A controversial Harvard-educated physicist generated a new wave of hoopla in the scientific community last week when he announced his newest conception--cloning himself.
Dr. Richard G. Seed '49, who also holds a masters and Ph.D. from Harvard--but no medical degree--provoked a slew of criticism with his comments made during a panel discussion on cloning sponsored by the Association for Politics and the Life Sciences (APLS).
"It's absolute nonsense," said Professor George Annas of the Boston University School of Public Health. Annas was one of the seven other panel members who took part in the cloning discussions. "I don't think we can take [Seed's comments] seriously. It's just a publicity stunt."
Seed, who did not return numerous phone calls to his home last weekend, gained notoriety earlier this year when he first announced that he would begin cloning experiments on humans.
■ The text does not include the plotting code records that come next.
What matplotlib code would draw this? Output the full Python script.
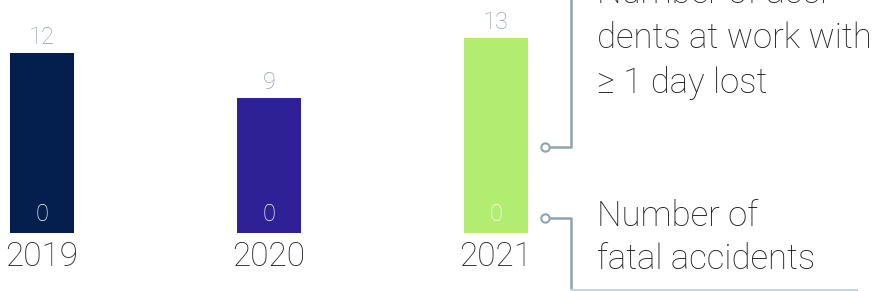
import matplotlib.pyplot as plt
import numpy as np

years = ['2019', '2020', '2021']
lost_day = [12, 9, 13]
fatal = [0, 0, 0]
bar_colors = ['#041e4e', '#2e2196', '#b2ec70']
top_note = ['Number of acci-', 'dents at work with', '\u2265 1 day lost']
bottom_note = ['Number of', 'fatal accidents']

FONT = 'Roboto'
W, H = 872, 291


def main():
    fig = plt.figure(figsize=(W / 100, H / 100), dpi=100)

    # bar axes: baseline at 233 px from top, 15 px per unit
    ax = fig.add_axes([0, 58 / H, 1, 233 / H])
    x = np.arange(len(years))
    ax.bar(x, lost_day, width=0.282, color=bar_colors, linewidth=0)
    ax.set_xlim(-42 / 227, (W - 42) / 227)
    ax.set_ylim(0, 233 / 15)
    for s in ax.spines.values():
        s.set_visible(False)
    ax.set_yticks([])
    ax.set_xticks(x)
    ax.set_xticklabels(years, fontsize=24, family=FONT, weight='light', color='#222222')
    ax.tick_params(axis='x', length=0, pad=6)

    for i in range(len(years)):
        ax.annotate(str(lost_day[i]), (x[i], lost_day[i]), xytext=(0, 3), textcoords='offset points',
                    ha='center', va='bottom', fontsize=17, family=FONT, weight='light', color='#8e9cae')
        ax.annotate(str(fatal[i]), (x[i], fatal[i]), xytext=(0, 5), textcoords='offset points',
                    ha='center', va='bottom', fontsize=17, family=FONT, weight='light', color='white')

    # overlay in pixel coordinates for the legend notes
    ov = fig.add_axes([0, 0, 1, 1], zorder=3)
    ov.set_xlim(0, W)
    ov.set_ylim(H, 0)
    ov.axis('off')
    ov.patch.set_alpha(0)

    lc = '#8fa3b3'
    ov.plot([549, 571, 571], [147, 147, -5], color=lc, lw=1.8, solid_capstyle='butt')
    ov.plot([549, 571, 571], [218, 218, 296], color=lc, lw=1.8, solid_capstyle='butt')
    ov.plot([571, 857], [290, 290], color='#cbd5de', lw=1.5)
    ov.plot([545, 545], [147, 218], ls='none', marker='o', ms=6, mfc='white', mec=lc, mew=1.5)

    for k, line in enumerate(top_note):
        ov.text(597, 3 + 45 * k, line, fontsize=25, family=FONT, weight='light',
                color='#222222', va='baseline', ha='left')
    for k, line in enumerate(bottom_note):
        ov.text(597, 226 + 43 * k, line, fontsize=25, family=FONT, weight='light',
                color='#222222', va='baseline', ha='left')

    fig.savefig('out.png', dpi=100)


if __name__ == '__main__':
    main()
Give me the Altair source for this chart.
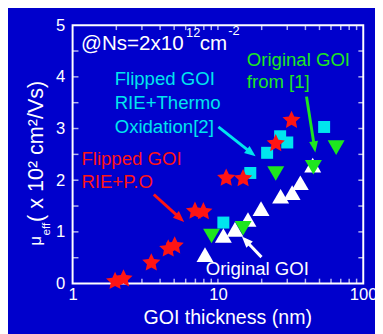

His abstract, submitted prior to the debate, looked favorably at the benefits of human cloning, calling it a "legitimate treatment of infertility" and an "expression of immortality."
During last week's panel discussion, Seed said he would start by cloning himself to "defuse the criticism that I'm taking advantage of desperate women with a procedure that's not proven."
But many doubt that Seed, who has no medical degree or known funding, will actually succeed.
The APLS is an international and interdisciplinary association of scholars, scientists, and policymakers concerned with problems that involve politics or public policy as well as the life sciences. According to Gary R. Johnson, the group's executive director, human cloning was just one of the many issues discussed at last week's annual meeting held in Boston.
"We are a non-partisan group," he said. "We invited Seed to make sure there was an outspoken advocate of cloning on the panel."